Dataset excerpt
* * * * * * * * *

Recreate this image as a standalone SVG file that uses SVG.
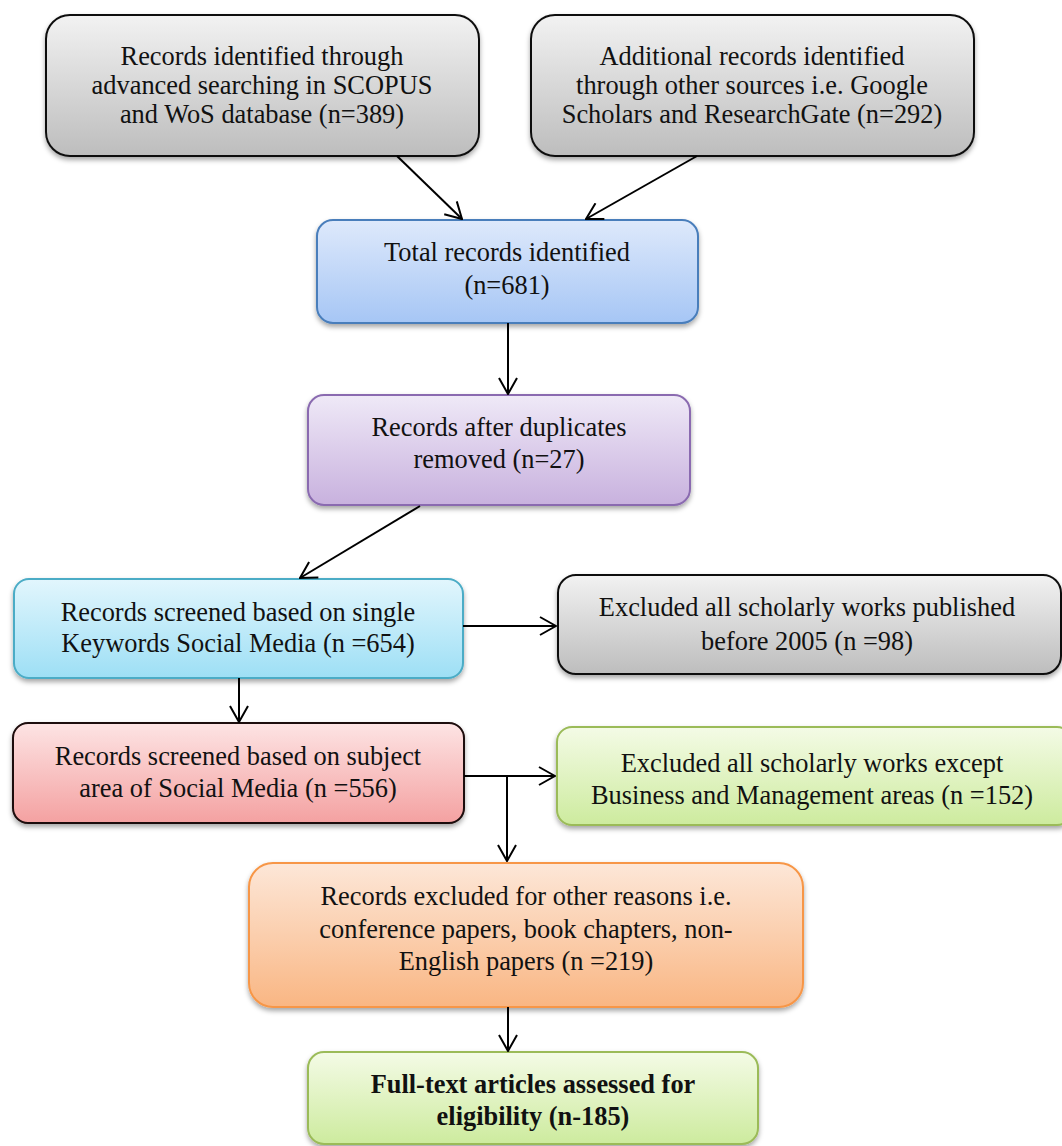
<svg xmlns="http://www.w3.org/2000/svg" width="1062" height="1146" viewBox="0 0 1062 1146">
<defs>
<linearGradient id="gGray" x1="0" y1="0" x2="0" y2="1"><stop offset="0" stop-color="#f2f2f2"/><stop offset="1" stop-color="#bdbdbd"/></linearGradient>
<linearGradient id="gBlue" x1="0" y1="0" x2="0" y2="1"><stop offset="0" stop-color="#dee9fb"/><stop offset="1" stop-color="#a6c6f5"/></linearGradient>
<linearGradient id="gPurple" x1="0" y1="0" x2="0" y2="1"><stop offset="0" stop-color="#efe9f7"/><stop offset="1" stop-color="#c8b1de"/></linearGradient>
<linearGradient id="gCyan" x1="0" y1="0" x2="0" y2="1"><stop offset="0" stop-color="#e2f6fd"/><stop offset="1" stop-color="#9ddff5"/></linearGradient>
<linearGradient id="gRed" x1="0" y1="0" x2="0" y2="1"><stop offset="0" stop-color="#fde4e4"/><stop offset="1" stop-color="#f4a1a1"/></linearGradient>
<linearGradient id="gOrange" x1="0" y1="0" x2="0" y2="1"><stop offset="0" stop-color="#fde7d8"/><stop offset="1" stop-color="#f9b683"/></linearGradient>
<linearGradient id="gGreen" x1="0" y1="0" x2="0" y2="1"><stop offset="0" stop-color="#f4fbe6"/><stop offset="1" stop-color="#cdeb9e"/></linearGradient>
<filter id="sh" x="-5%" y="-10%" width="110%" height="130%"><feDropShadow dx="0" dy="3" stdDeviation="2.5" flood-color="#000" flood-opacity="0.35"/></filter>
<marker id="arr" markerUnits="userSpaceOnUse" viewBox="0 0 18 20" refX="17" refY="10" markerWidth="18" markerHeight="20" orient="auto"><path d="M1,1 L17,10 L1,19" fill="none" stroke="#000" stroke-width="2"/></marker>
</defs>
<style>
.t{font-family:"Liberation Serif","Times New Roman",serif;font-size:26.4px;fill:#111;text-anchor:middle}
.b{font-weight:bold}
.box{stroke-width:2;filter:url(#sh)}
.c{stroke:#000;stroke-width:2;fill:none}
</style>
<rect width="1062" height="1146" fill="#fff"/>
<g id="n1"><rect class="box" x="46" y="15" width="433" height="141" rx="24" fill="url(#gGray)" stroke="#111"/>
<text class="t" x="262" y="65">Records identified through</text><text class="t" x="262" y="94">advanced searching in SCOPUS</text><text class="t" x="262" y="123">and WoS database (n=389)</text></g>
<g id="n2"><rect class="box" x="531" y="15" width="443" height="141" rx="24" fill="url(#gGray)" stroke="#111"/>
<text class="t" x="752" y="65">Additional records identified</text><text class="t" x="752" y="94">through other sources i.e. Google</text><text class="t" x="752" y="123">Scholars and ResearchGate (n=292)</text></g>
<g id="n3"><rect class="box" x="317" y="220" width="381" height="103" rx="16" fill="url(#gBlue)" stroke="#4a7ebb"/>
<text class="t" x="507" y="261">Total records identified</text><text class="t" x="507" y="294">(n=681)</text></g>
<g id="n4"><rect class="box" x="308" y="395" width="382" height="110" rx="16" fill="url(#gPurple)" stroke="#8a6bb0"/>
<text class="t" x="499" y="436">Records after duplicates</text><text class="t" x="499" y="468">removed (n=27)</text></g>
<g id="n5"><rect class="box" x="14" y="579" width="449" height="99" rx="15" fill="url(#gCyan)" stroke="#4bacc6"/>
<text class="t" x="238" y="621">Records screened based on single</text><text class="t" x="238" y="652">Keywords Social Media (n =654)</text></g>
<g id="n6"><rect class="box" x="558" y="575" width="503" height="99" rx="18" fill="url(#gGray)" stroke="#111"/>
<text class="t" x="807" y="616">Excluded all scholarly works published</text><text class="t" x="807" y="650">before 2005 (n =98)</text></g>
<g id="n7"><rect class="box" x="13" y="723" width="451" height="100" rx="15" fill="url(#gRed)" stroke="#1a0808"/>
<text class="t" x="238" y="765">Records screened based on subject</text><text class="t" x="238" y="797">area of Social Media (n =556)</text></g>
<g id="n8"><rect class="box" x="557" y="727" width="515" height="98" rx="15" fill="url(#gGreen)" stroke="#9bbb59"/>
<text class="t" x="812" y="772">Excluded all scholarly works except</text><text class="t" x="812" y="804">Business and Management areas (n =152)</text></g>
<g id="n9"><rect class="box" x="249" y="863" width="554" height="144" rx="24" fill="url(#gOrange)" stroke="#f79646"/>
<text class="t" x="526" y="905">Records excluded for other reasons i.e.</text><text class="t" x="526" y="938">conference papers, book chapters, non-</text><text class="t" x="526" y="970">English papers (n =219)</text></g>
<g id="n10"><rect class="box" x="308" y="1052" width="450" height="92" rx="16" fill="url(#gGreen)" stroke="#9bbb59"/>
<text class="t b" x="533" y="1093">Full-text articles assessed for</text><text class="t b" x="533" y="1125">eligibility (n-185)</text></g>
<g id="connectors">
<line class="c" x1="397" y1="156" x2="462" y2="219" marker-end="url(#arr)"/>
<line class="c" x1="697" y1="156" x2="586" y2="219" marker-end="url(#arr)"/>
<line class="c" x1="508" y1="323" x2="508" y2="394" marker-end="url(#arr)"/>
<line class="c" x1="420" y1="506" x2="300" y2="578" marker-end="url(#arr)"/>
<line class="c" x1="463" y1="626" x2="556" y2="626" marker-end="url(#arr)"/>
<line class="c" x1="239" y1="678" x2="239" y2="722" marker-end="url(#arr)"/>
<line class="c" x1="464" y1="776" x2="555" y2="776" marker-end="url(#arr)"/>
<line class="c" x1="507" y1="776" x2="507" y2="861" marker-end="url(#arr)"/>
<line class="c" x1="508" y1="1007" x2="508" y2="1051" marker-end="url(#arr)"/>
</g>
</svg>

* * * * * * * * *

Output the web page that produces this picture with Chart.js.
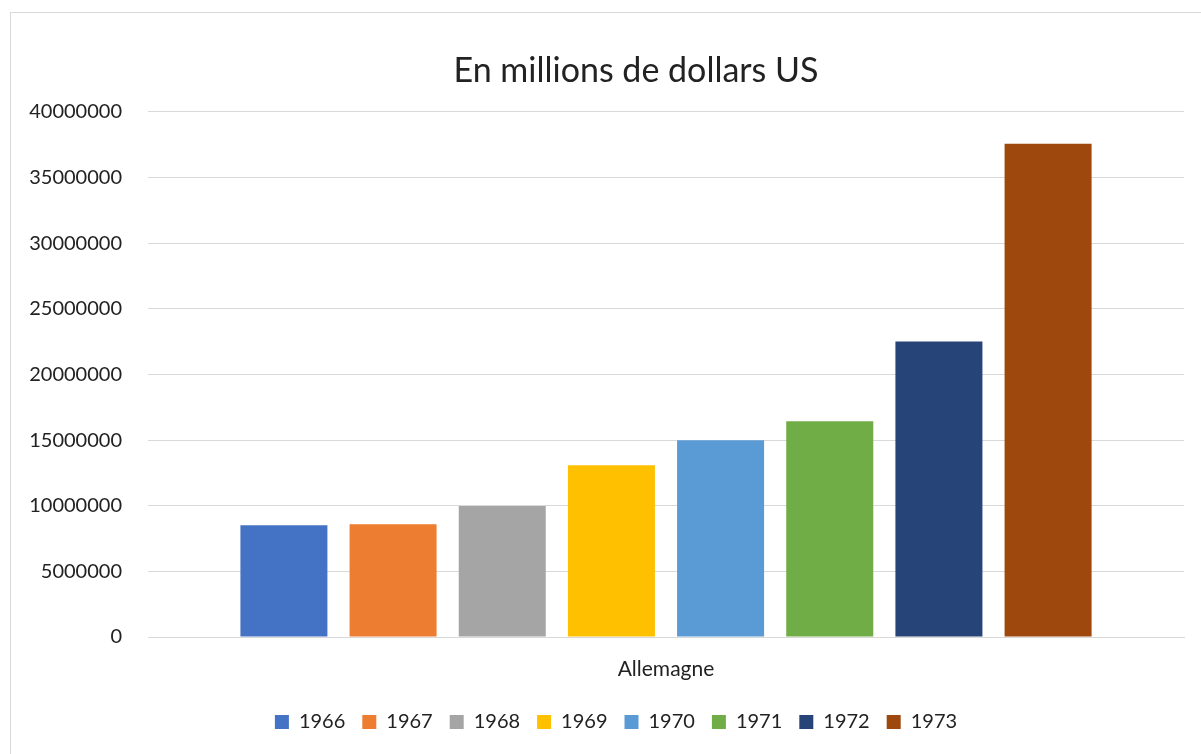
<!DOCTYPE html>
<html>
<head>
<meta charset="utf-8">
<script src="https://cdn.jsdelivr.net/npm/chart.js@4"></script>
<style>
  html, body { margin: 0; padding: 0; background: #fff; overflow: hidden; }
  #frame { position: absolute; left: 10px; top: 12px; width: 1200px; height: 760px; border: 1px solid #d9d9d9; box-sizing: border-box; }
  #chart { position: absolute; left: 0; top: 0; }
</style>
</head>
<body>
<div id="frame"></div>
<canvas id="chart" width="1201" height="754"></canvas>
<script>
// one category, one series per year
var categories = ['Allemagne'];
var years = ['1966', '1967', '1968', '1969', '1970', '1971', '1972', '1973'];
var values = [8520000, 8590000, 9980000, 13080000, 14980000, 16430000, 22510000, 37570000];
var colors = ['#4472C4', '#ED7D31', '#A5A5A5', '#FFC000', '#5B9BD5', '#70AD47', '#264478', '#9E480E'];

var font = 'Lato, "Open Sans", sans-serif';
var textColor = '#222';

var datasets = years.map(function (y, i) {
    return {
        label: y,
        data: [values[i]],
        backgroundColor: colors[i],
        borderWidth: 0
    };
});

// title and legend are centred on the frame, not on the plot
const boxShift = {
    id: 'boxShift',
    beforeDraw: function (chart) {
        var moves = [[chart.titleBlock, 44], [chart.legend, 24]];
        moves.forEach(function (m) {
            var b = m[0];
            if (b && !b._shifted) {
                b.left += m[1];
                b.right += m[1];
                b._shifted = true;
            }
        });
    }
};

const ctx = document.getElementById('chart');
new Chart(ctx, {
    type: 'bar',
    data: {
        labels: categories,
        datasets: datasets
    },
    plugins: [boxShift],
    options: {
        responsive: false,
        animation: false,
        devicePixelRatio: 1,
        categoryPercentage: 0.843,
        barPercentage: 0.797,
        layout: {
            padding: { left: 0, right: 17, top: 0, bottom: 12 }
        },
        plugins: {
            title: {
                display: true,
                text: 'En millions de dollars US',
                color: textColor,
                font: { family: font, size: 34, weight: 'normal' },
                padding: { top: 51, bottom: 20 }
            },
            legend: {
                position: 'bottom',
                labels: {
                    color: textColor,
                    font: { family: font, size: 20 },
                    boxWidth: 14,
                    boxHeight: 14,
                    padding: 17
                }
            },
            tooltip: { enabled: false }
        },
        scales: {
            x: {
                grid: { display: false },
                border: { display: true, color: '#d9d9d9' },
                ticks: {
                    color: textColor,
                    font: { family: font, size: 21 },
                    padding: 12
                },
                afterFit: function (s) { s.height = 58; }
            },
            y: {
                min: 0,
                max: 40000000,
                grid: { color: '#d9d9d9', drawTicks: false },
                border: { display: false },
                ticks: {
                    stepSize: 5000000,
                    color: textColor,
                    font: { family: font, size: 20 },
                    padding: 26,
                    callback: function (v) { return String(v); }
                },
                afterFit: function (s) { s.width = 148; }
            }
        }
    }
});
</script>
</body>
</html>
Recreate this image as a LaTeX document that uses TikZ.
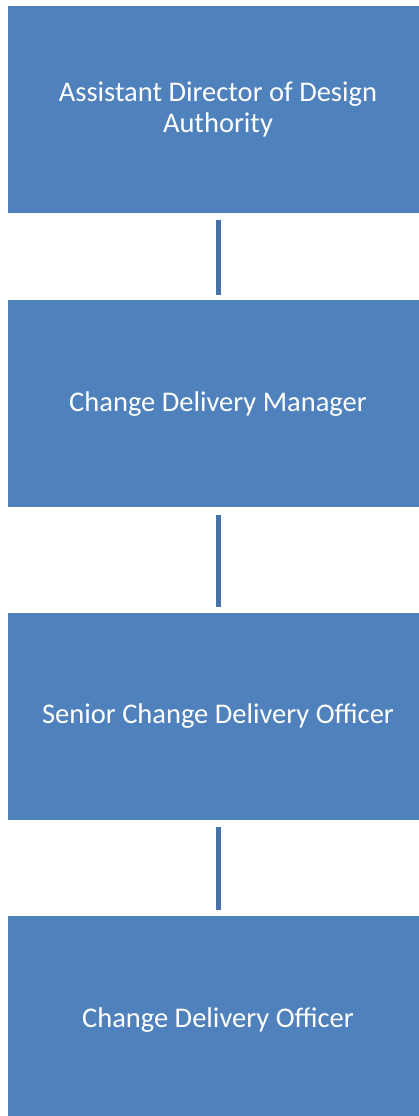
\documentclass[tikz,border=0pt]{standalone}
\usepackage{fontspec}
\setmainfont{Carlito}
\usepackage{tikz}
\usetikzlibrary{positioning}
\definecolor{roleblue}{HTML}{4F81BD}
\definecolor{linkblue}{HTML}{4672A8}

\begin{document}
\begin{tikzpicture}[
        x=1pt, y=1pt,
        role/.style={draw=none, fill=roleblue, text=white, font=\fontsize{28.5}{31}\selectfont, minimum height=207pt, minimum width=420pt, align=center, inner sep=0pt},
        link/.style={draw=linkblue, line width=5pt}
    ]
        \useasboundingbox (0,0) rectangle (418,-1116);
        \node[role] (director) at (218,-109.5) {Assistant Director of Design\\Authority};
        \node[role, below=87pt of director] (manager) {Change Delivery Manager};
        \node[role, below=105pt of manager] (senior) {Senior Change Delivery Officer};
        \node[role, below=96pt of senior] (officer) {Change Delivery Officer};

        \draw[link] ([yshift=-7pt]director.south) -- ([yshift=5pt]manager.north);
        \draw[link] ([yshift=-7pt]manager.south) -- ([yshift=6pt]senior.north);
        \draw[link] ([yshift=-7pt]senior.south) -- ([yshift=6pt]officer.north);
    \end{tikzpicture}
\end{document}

* * * * * * * * *

EXERCISE TASK | From the entries above, copy every line containing the word "that".

EXPECTED ANSWER |
Recreate this image as a standalone SVG file that uses SVG.
Output the web page that produces this picture with Chart.js.
Recreate this image as a LaTeX document that uses TikZ.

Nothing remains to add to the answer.